The White House denies that, but the threat certainly has its attention now as American warplanes pound the extremist group calling itself the Islamic State in hopes of reversing its lightning-swift seizing of territory in Iraq and Syria. Still, even as bombs fall from the sky thousands of miles away, the question of how it failed to anticipate the rise of a militant force that in the space of a few months has redrawn the map of the Middle East resonates inside and outside the Obama administration.
 
President Obama fueled the debate in an interview broadcast over the weekend when he said that intelligence agencies had underestimated the peril posed by the Islamic State, also known as ISIS or ISIL. Mr. Obama accurately quoted James R. Clapper Jr., the director of national intelligence, acknowledging that he and his analysts did not foresee the stunning success of Islamic State forces or the catastrophic collapse of the Iraqi Army.
 
But by pointing to the agencies without mentioning any misjudgments of his own, Mr. Obama left intelligence officials bristling about being made into scapegoats and critics complaining that he was trying to avoid responsibility.
 
“This was not an intelligence community failure, but a failure by policy makers to confront the threat,” said Representative Mike Rogers, Republican of Michigan and chairman of the House Intelligence Committee.
 
A spokesman denied on Monday that Mr.
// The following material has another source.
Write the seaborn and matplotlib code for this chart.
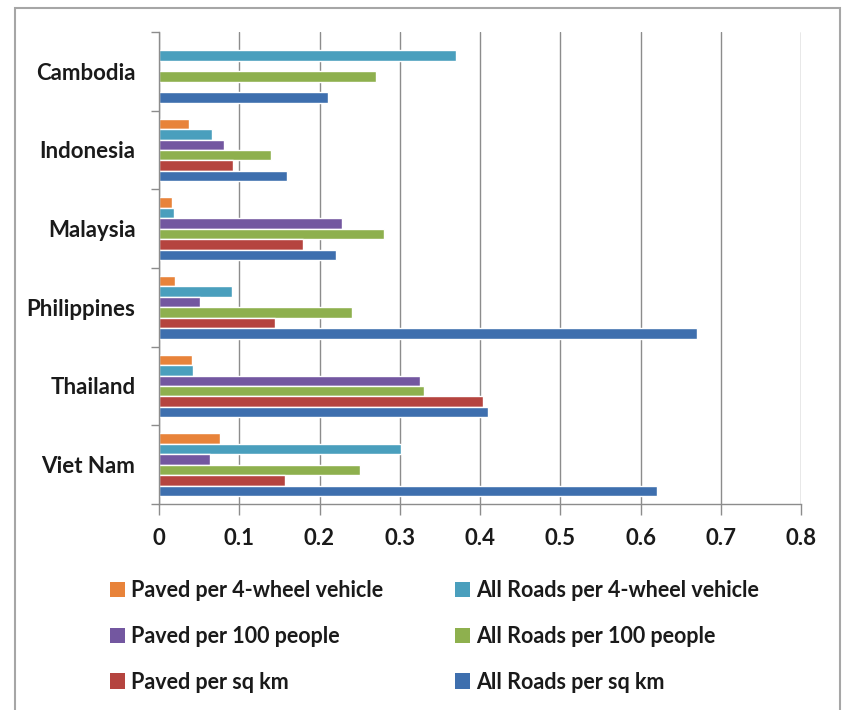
import numpy as np
import pandas as pd
import matplotlib
matplotlib.use("Agg")
import matplotlib.pyplot as plt
from matplotlib.patches import Rectangle, Patch
import seaborn as sns

countries = ["Cambodia", "Indonesia", "Malaysia", "Philippines", "Thailand", "Viet Nam"]

series_names = [
    "Paved per 4-wheel vehicle",
    "All Roads per 4-wheel vehicle",
    "Paved per 100 people",
    "All Roads per 100 people",
    "Paved per sq km",
    "All Roads per sq km",
]

paved_per_vehicle = [np.nan, 0.038, 0.016, 0.020, 0.041, 0.076]
all_per_vehicle = [0.370, 0.066, 0.019, 0.091, 0.042, 0.302]
paved_per_100 = [np.nan, 0.081, 0.228, 0.051, 0.325, 0.063]
all_per_100 = [0.270, 0.140, 0.280, 0.240, 0.330, 0.250]
paved_per_sqkm = [np.nan, 0.092, 0.179, 0.144, 0.404, 0.157]
all_per_sqkm = [0.210, 0.159, 0.220, 0.670, 0.410, 0.620]

x_ticks = [0, 0.1, 0.2, 0.3, 0.4, 0.5, 0.6, 0.7, 0.8]

colors = ["#E8833A", "#4A9FBD", "#7357A0", "#8EB04E", "#B5443F", "#3E6FAE"]

series_values = [paved_per_vehicle, all_per_vehicle, paved_per_100,
                 all_per_100, paved_per_sqkm, all_per_sqkm]

df = pd.DataFrame({
    "country": [c for _ in series_names for c in countries],
    "series": np.repeat(series_names, len(countries)),
    "value": np.concatenate(series_values),
})

sns.set_theme(style="white")
plt.rcParams["font.family"] = ["Lato", "DejaVu Sans"]

fig = plt.figure(figsize=(8.42, 7.10), dpi=100)
ax = fig.add_axes([159 / 842, 1 - 504 / 710, (801 - 159) / 842, (504 - 32) / 710])

sns.barplot(
    data=df, y="country", x="value", hue="series",
    order=countries, hue_order=series_names,
    palette=colors, orient="h", width=0.8, dodge=True,
    errorbar=None, saturation=1, legend=False, ax=ax,
)

ax.set_xlim(0, 0.8)
ax.set_ylim(5.5, -0.5)
ax.set_xlabel("")
ax.set_ylabel("")

grid_col = "#8C8C8C"
text_col = "#1a1a1a"
axis_size = 16
ax.set_xticks(x_ticks)
ax.set_xticklabels([f"{t:g}" for t in x_ticks])
ax.xaxis.grid(True, color=grid_col, linewidth=1.0)
ax.set_axisbelow(True)

ax.set_yticks(range(len(countries)))
ax.set_yticklabels(countries)
ax.set_yticks(np.arange(-0.5, len(countries), 1.0), minor=True)
ax.tick_params(axis="y", which="major", length=0, pad=17, labelsize=axis_size,
               labelcolor=text_col)
ax.tick_params(axis="y", which="minor", length=6, width=1, color=grid_col, left=True)
ax.tick_params(axis="x", which="major", length=8, width=1, color=grid_col,
               bottom=True, pad=9, labelsize=axis_size, labelcolor=text_col)

for side in ["top", "right"]:
    ax.spines[side].set_visible(False)
for side in ["left", "bottom"]:
    ax.spines[side].set_color(grid_col)
    ax.spines[side].set_linewidth(1.0)

for lab in ax.get_yticklabels() + ax.get_xticklabels():
    lab.set_fontweight("bold")

# Legend: two columns, each drawn as its own single-column legend
legend_size = 15.5
columns = [[0, 2, 4], [1, 3, 5]]
col_x = [110, 455]
for idxs, x0 in zip(columns, col_x):
    handles = [Patch(facecolor=colors[i], edgecolor="none") for i in idxs]
    labels = [series_names[i] for i in idxs]
    leg = fig.legend(
        handles, labels, ncol=1, loc="upper left",
        bbox_to_anchor=(x0 / 842, 1 - 580 / 710),
        frameon=False, borderpad=0, borderaxespad=0,
        handlelength=0.7, handleheight=0.7, handletextpad=0.28,
        labelspacing=1.15,
        prop={"size": legend_size, "weight": "bold"},
    )
    for t in leg.get_texts():
        t.set_color(text_col)

fig.patches.append(Rectangle((15 / 842, -0.05), (840 - 15) / 842, 1.05 - 8 / 710,
                             transform=fig.transFigure, fill=False,
                             edgecolor="#A6A6A6", linewidth=1.5))

fig.savefig("out.png", dpi=100, facecolor="white")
Obama was blaming intelligence agencies in his interview on “60 Minutes” on CBS News. “That is not what the president’s intent was,” said Josh Earnest, the White House press secretary. “What the president was trying to make clear” was “how difficult it is to predict the will of security forces that are based in another country to fight.”
 
Mr. Earnest added that “the president’s commander in chief and he’s the one who takes responsibility” for ensuring the national security based on the information provided by intelligence analysts. “And the president continues to have the highest degree of confidence in our intelligence community to continue to provide that advice,” he said.
 
The Islamic State was born out of the ashes of Al Qaeda in Iraq, which was crippled by the time Mr. Obama withdrew American forces from Iraq at the end of 2011. The civil war that erupted in neighboring Syria pitting President Bashar al-Assad against a variety of rebel organizations provided a haven for the Qaeda affiliate to reconstitute itself with an influx of foreign fighters.